Lois Maynard

Personal information
- Full name: Lois Paul Maynard
- Date of birth: 22 January 1989 (age 37)
- Place of birth: Cheetham Hill, England
- Height: 6 ft 3 in (1.91 m)
- Positions: Central defender; central midfielder;

Team information
- Current team: Radcliffe
- Number: 6

Senior career*
- Years: Team / Apps / (Gls)
- 2007–2009: Daisy Hill
- 2009–2011: Chadderton
- 2011–2012: Flixton / 32 / (0)
- 2012: → Stocksbridge Park Steels (loan) / 0 / (0)
- 2012–2013: Winsford United / 39 / (3)
- 2013–2015: F.C. Halifax Town / 85 / (18)
- 2015–2017: Tranmere Rovers / 68 / (5)
- 2017–2020: Salford City / 94 / (8)
- 2020–2022: Stockport County / 22 / (1)
- 2021–2022: → Solihull Moors (loan) / 30 / (2)
- 2022–2023: Oldham Athletic / 9 / (0)
- 2023–: Radcliffe / 53 / (5)

International career^{‡}
- 2015–: Saint Kitts and Nevis / 30 / (0)

= Lois Maynard =

Saint Kitts and Nevis association footballer

Lois Paul Maynard (born 22 January 1989) is a professional footballer who plays as a midfielder for Radcliffe. Mainly a central midfielder, he also can play as a central defender, right defender or defensive midfielder. Born in England, Maynard represents the Saint Kitts and Nevis national team.

==Career==
Born in Cheetham Hill, Manchester, Maynard played for Daisy Hill and Chadderton before signing with Flixton in June 2011. He soon established himself as a key defensive unit, being also loaned to Stocksbridge Park Steels (two divisions above), but returning a week later.

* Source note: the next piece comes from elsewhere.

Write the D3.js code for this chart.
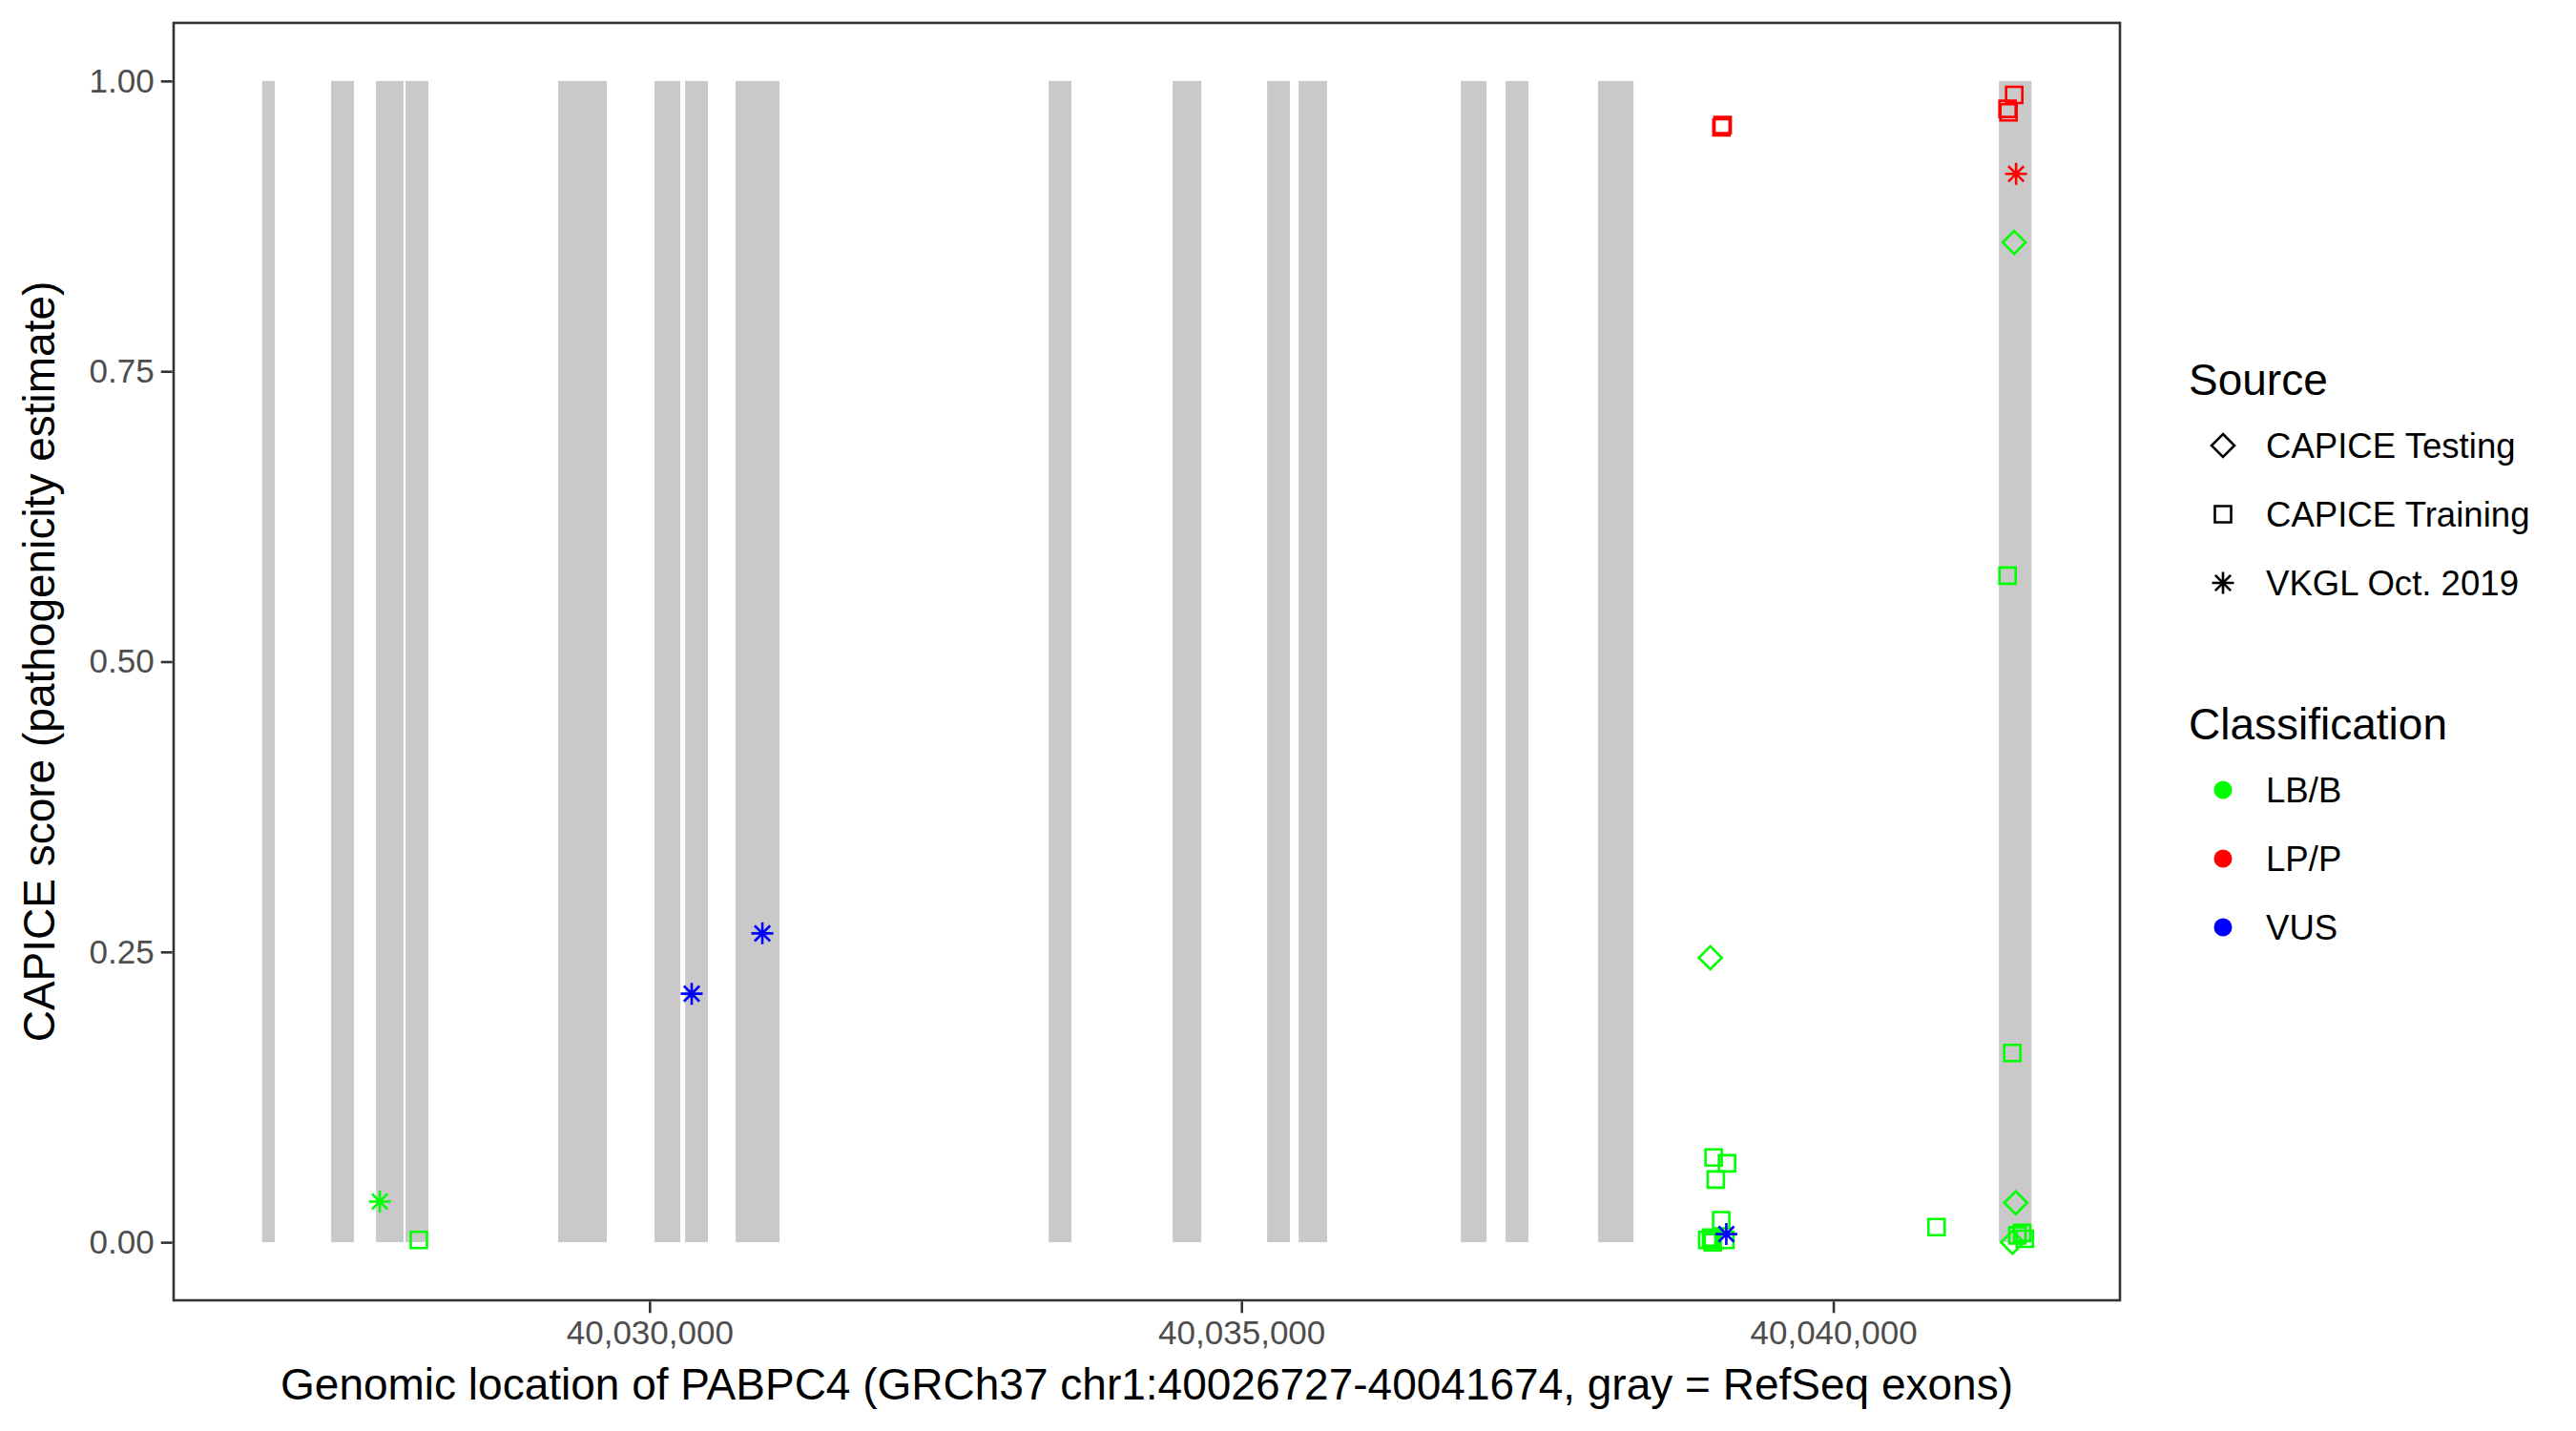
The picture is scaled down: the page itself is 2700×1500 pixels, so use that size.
<!DOCTYPE html>
<html>
<head>
<meta charset="utf-8">
<script src="https://cdn.jsdelivr.net/npm/d3@7"></script>
<style>
  body { margin: 0; background: #fff; }
  text { font-family: "Liberation Sans", Arial, Helvetica, sans-serif; }
</style>
</head>
<body>
<svg id="chart"></svg>
<script>
var width = 2700;
var height = 1500;

// gene + exons (GRCh37 chr1)
var geneStart = 40026727;
var geneEnd = 40041674;
var exonStarts = [40026727, 40027310, 40027689, 40027938, 40029228, 40030042, 40030300, 40030727,
                  40033371, 40034419, 40035217, 40035483, 40036853, 40037232, 40038013, 40041399];
var exonEnds   = [40026834, 40027503, 40027922, 40028132, 40029639, 40030260, 40030493, 40031098,
                  40033564, 40034661, 40035410, 40035724, 40037071, 40037425, 40038312, 40041674];

// variants
var varPos = [40027721, 40028051, 40030356, 40030953,
              40039055, 40039065, 40038961,
              40038989, 40039102, 40039007, 40039053, 40038967, 40038935, 40038981, 40039088, 40039096,
              40040872,
              40041528, 40041472, 40041480, 40041544, 40041528, 40041472, 40041512,
              40041541, 40041514, 40041555, 40041596, 40041618];
var varScore = [0.035, 0.002, 0.214, 0.266,
                0.960, 0.962, 0.245,
                0.073, 0.068, 0.054, 0.019, 0.004, 0.002, 0.000, 0.002, 0.007,
                0.013,
                0.988, 0.976, 0.973, 0.920, 0.861, 0.574, 0.163,
                0.034, 0.000, 0.006, 0.008, 0.003];
var varSource = ["VKGL", "Training", "VKGL", "VKGL",
                 "Training", "Training", "Testing",
                 "Training", "Training", "Training", "Training", "Training", "Training", "Training", "Training", "VKGL",
                 "Training",
                 "Training", "Training", "Training", "VKGL", "Testing", "Training", "Training",
                 "Testing", "Testing", "Training", "Training", "Training"];
var varClass = ["LB/B", "LB/B", "VUS", "VUS",
                "LP/P", "LP/P", "LB/B",
                "LB/B", "LB/B", "LB/B", "LB/B", "LB/B", "LB/B", "LB/B", "LB/B", "VUS",
                "LB/B",
                "LP/P", "LP/P", "LP/P", "LP/P", "LB/B", "LB/B", "LB/B",
                "LB/B", "LB/B", "LB/B", "LB/B", "LB/B"];

var sourceKeys = ["Testing", "Training", "VKGL"];
var sourceLabels = ["CAPICE Testing", "CAPICE Training", "VKGL Oct. 2019"];
var classKeys = ["LB/B", "LP/P", "VUS"];
var classColors = ["#00ff00", "#ff0000", "#0000ff"];
var yTicks = [0, 0.25, 0.5, 0.75, 1];
var xTicks = [40030000, 40035000, 40040000];

var panel = {left: 182, top: 24, right: 2222, bottom: 1363};

var svg = d3.select('#chart')
    .attr('width', width)
    .attr('height', height)

var pad = (geneEnd - geneStart) * 0.05;
var x = d3.scaleLinear()
    .domain([geneStart - pad, geneEnd + pad])
    .range([panel.left, panel.right]);
var y = d3.scaleLinear()
    .domain([-0.05, 1.05])
    .range([panel.bottom, panel.top]);

var color = d3.scaleOrdinal().domain(classKeys).range(classColors);

// shape path for each source (ggplot shapes 5, 0, 8)
function shapePath(src){
    var p = d3.path();
    if (src == "Testing"){
        var r = 12;
        p.moveTo(0, -r); p.lineTo(r, 0); p.lineTo(0, r); p.lineTo(-r, 0); p.closePath();
    }
    else if (src == "Training"){
        var s = 8.5;
        p.rect(-s, -s, 2 * s, 2 * s);
    }
    else {
        var a = 11.5, d = a * 0.7071;
        p.moveTo(-a, 0); p.lineTo(a, 0);
        p.moveTo(0, -a); p.lineTo(0, a);
        p.moveTo(-d, -d); p.lineTo(d, d);
        p.moveTo(-d, d); p.lineTo(d, -d);
    }
    return p.toString();
}

// exons
svg.append('g')
    .selectAll('rect')
    .data(exonStarts)
    .enter()
    .append('rect')
    .attr('x', function(d){ return x(d); })
    .attr('width', function(d, i){ return x(exonEnds[i]) - x(d); })
    .attr('y', y(1))
    .attr('height', y(0) - y(1))
    .style('fill', '#c9c9c9');

// points
svg.append('g')
    .selectAll('path')
    .data(varPos)
    .enter()
    .append('path')
    .attr('transform', function(d, i){ return 'translate(' + x(d) + ',' + y(varScore[i]) + ')'; })
    .attr('d', function(d, i){ return shapePath(varSource[i]); })
    .style('fill', 'none')
    .style('stroke', function(d, i){ return color(varClass[i]); })
    .style('stroke-width', 2.6);

// panel border
svg.append('rect')
    .attr('x', panel.left)
    .attr('y', panel.top)
    .attr('width', panel.right - panel.left)
    .attr('height', panel.bottom - panel.top)
    .style('fill', 'none')
    .style('stroke', '#333333')
    .style('stroke-width', 2.6);

// axes
var yAxis = d3.axisLeft(y).tickValues(yTicks).tickSize(12).tickPadding(7)
    .tickFormat(d3.format('.2f'));
var xAxis = d3.axisBottom(x).tickValues(xTicks).tickSize(12).tickPadding(8)
    .tickFormat(d3.format(','));

var gy = svg.append('g').attr('transform', 'translate(' + (panel.left - 1.3) + ',0)').call(yAxis);
var gx = svg.append('g').attr('transform', 'translate(0,' + (panel.bottom + 1.3) + ')').call(xAxis);
[gy, gx].forEach(function(g){
    g.select('.domain').remove();
    g.selectAll('line').style('stroke', '#333333').style('stroke-width', 2.6);
    g.selectAll('text').style('font-size', '35px').style('fill', '#4d4d4d')
        .style('font-family', '"Liberation Sans", Arial, sans-serif');
});

svg.append('text')
    .attr('x', (panel.left + panel.right) / 2)
    .attr('y', 1467)
    .attr('text-anchor', 'middle')
    .style('font-size', '46px')
    .text('Genomic location of PABPC4 (GRCh37 chr1:40026727-40041674, gray = RefSeq exons)');

svg.append('text')
    .attr('transform', 'translate(57,' + ((panel.top + panel.bottom) / 2) + ') rotate(-90)')
    .attr('text-anchor', 'middle')
    .style('font-size', '46px')
    .text('CAPICE score (pathogenicity estimate)');

// legends
var legX = 2294, keyX = 2330, labX = 2375;

svg.append('text').attr('x', legX).attr('y', 414).style('font-size', '46px').text('Source');
var srcItems = svg.append('g').selectAll('g')
    .data(sourceKeys)
    .enter()
    .append('g')
    .attr('transform', function(d, i){ return 'translate(0,' + (467 + i * 72) + ')'; });
srcItems.append('path')
    .attr('transform', 'translate(' + keyX + ',0)')
    .attr('d', function(d){ return shapePath(d); })
    .style('fill', 'none')
    .style('stroke', 'black')
    .style('stroke-width', 2.6);
srcItems.append('text')
    .attr('x', labX)
    .attr('dy', '0.35em')
    .style('font-size', '36.6px')
    .text(function(d, i){ return sourceLabels[i]; });

svg.append('text').attr('x', legX).attr('y', 775).style('font-size', '46px').text('Classification');
var clsItems = svg.append('g').selectAll('g')
    .data(classKeys)
    .enter()
    .append('g')
    .attr('transform', function(d, i){ return 'translate(0,' + (828 + i * 72) + ')'; });
clsItems.append('circle')
    .attr('cx', keyX)
    .attr('r', 9.5)
    .style('fill', function(d){ return color(d); });
clsItems.append('text')
    .attr('x', labX)
    .attr('dy', '0.35em')
    .style('font-size', '36.6px')
    .text(function(d){ return d; });
</script>
</body>
</html>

In summer 2012, Maynard signed with Winsford United. After a good season he was invited to a trial at Rochdale's training ground. However, nothing came of it; and on 25 July 2013 he signed with F.C. Halifax Town. He scored a career-best 11 goals 2014–15 campaign, and signed a two-year deal with Tranmere Rovers on 28 May 2015.

In May 2017 he signed for Salford City. In May 2019 he extended his contract with the club until at least June 2020.

In February 2020 he signed for Stockport County. Maynard made his debut for Stockport in an 1–1 draw with Dagenham and Redbridge shortly before the 2019-20 season was cut short due to coronavirus. Over the extended summer period Maynard became a regular during the clubs preseason fixtures. Maynard scored his first goal for Stockport in a 5-2 victory over Wealdstone.

In the summer of 2022, Oldham Athletic confirmed the signing of Lois Maynard on a one-year contract. At the end of the season, he was released by the club.

Maynard signed for Northern Premier League
Premier Division club Radcliffe on 1 July 2023.

==Personal life==
Maynard is eligible to play for Saint Kitts and Nevis and has made a number of appearances for them. His cousin is Marcus Rashford of Manchester United F.C.

Alongside his football career, he works as a fitness coach and personal trainer.